§ YOUR GOAL:
Pictures stay out of the copy; restate everything else in the material exactly.

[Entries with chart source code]
_ _ _

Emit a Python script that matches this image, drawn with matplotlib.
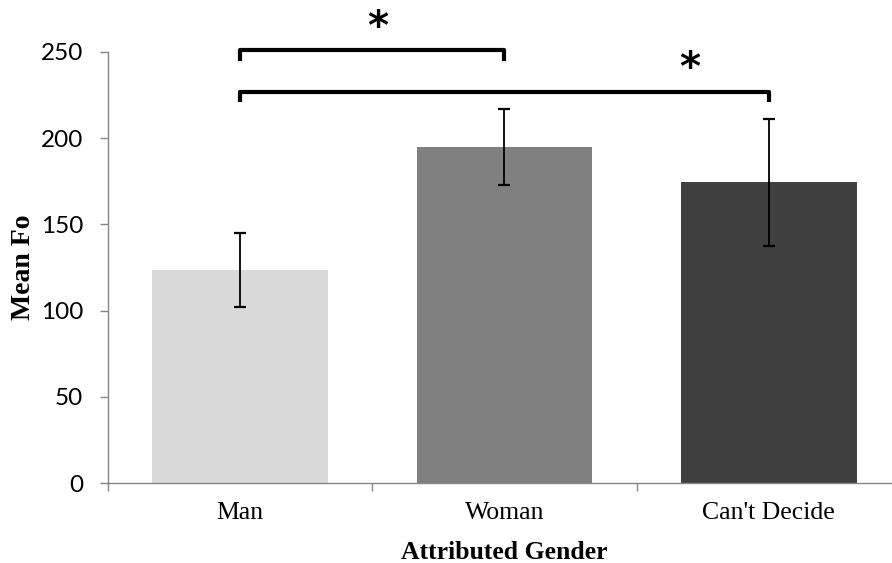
import numpy as np
import matplotlib.pyplot as plt

categories = ["Man", "Woman", "Can't Decide"]
mean_fo = [123.5, 195.0, 174.4]
errors = [21.5, 22.0, 36.8]
colors = ["#D9D9D9", "#808080", "#404040"]

fig = plt.figure(figsize=(8.92, 5.63), dpi=100)
ax = fig.add_axes([108 / 892, 1 - 483 / 563, (901 - 108) / 892, (483 - 52) / 563])

x = np.arange(len(categories))
ax.bar(x, mean_fo, width=0.665, color=colors, zorder=2)
ax.errorbar(x, mean_fo, yerr=errors, fmt="none", ecolor="black",
            elinewidth=1.3, capsize=4.3, capthick=1.6, zorder=3)

ax.set_xlim(-0.5, 2.5)
ax.set_ylim(0, 250)
ax.set_yticks([0, 50, 100, 150, 200, 250])
ax.set_xticks([-0.5, 0.5, 1.5, 2.5])
ax.set_xticklabels([])
ax.set_xticks(x, minor=True)
ax.set_xticklabels(categories, minor=True, family="Liberation Serif", fontsize=18.5)
ax.tick_params(axis="x", which="minor", length=0, pad=14)
ax.tick_params(axis="x", which="major", length=6, width=1, color="#868686")
ax.tick_params(axis="y", length=6, width=1, color="#868686", pad=12)
for lbl in ax.get_yticklabels():
    lbl.set_family("Lato")
    lbl.set_fontsize(17.5)

for side in ["top", "right"]:
    ax.spines[side].set_visible(False)
for side in ["left", "bottom"]:
    ax.spines[side].set_color("#868686")
    ax.spines[side].set_linewidth(1)

ax.set_xlabel("Attributed Gender", family="Liberation Serif", fontweight="bold",
              fontsize=18.5, labelpad=12)
ax.set_ylabel("Mean Fo", family="Liberation Serif", fontweight="bold",
              fontsize=20, labelpad=3)

# significance brackets
def bracket(x0, x1, y, leg, label, lx):
    ax.plot([x0, x0, x1, x1], [y - leg, y, y, y - leg], color="black", lw=3,
            solid_joinstyle="round", solid_capstyle="butt", clip_on=False, zorder=4)
    ax.text(lx, y + 13, label, ha="center", va="center", fontsize=29,
            fontweight="bold", family="DejaVu Sans", clip_on=False)

bracket(x[0], x[1], 251, 6, "*", 0.52)
bracket(x[0], x[2], 227, 6, "*", 1.7)

fig.savefig("out.png", dpi=100)
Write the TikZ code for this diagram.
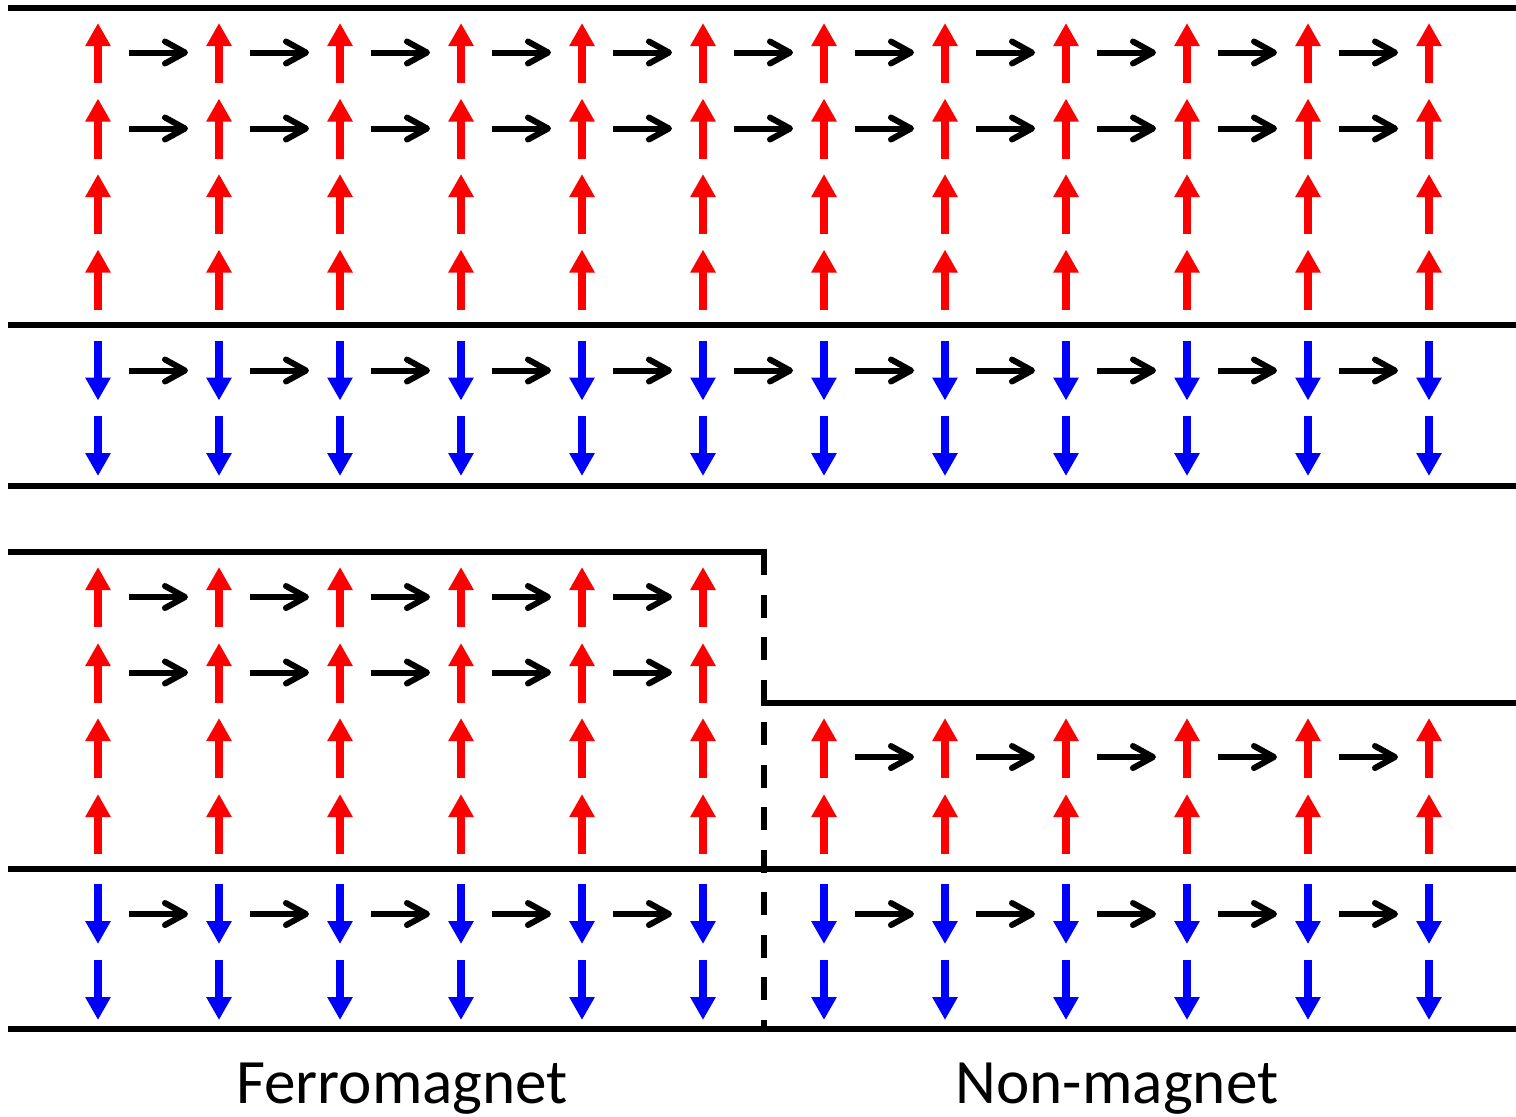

_ _ _

§ SOLUTION BELOW:
Emit a Python script that matches this image, drawn with matplotlib.
import numpy as np
import matplotlib.pyplot as plt

categories = ["Man", "Woman", "Can't Decide"]
mean_fo = [123.5, 195.0, 174.4]
errors = [21.5, 22.0, 36.8]
colors = ["#D9D9D9", "#808080", "#404040"]

fig = plt.figure(figsize=(8.92, 5.63), dpi=100)
ax = fig.add_axes([108 / 892, 1 - 483 / 563, (901 - 108) / 892, (483 - 52) / 563])

x = np.arange(len(categories))
ax.bar(x, mean_fo, width=0.665, color=colors, zorder=2)
ax.errorbar(x, mean_fo, yerr=errors, fmt="none", ecolor="black",
            elinewidth=1.3, capsize=4.3, capthick=1.6, zorder=3)

ax.set_xlim(-0.5, 2.5)
ax.set_ylim(0, 250)
ax.set_yticks([0, 50, 100, 150, 200, 250])
ax.set_xticks([-0.5, 0.5, 1.5, 2.5])
ax.set_xticklabels([])
ax.set_xticks(x, minor=True)
ax.set_xticklabels(categories, minor=True, family="Liberation Serif", fontsize=18.5)
ax.tick_params(axis="x", which="minor", length=0, pad=14)
ax.tick_params(axis="x", which="major", length=6, width=1, color="#868686")
ax.tick_params(axis="y", length=6, width=1, color="#868686", pad=12)
for lbl in ax.get_yticklabels():
    lbl.set_family("Lato")
    lbl.set_fontsize(17.5)

for side in ["top", "right"]:
    ax.spines[side].set_visible(False)
for side in ["left", "bottom"]:
    ax.spines[side].set_color("#868686")
    ax.spines[side].set_linewidth(1)

ax.set_xlabel("Attributed Gender", family="Liberation Serif", fontweight="bold",
              fontsize=18.5, labelpad=12)
ax.set_ylabel("Mean Fo", family="Liberation Serif", fontweight="bold",
              fontsize=20, labelpad=3)

# significance brackets
def bracket(x0, x1, y, leg, label, lx):
    ax.plot([x0, x0, x1, x1], [y - leg, y, y, y - leg], color="black", lw=3,
            solid_joinstyle="round", solid_capstyle="butt", clip_on=False, zorder=4)
    ax.text(lx, y + 13, label, ha="center", va="center", fontsize=29,
            fontweight="bold", family="DejaVu Sans", clip_on=False)

bracket(x[0], x[1], 251, 6, "*", 0.52)
bracket(x[0], x[2], 227, 6, "*", 1.7)

fig.savefig("out.png", dpi=100)
Write the TikZ code for this diagram.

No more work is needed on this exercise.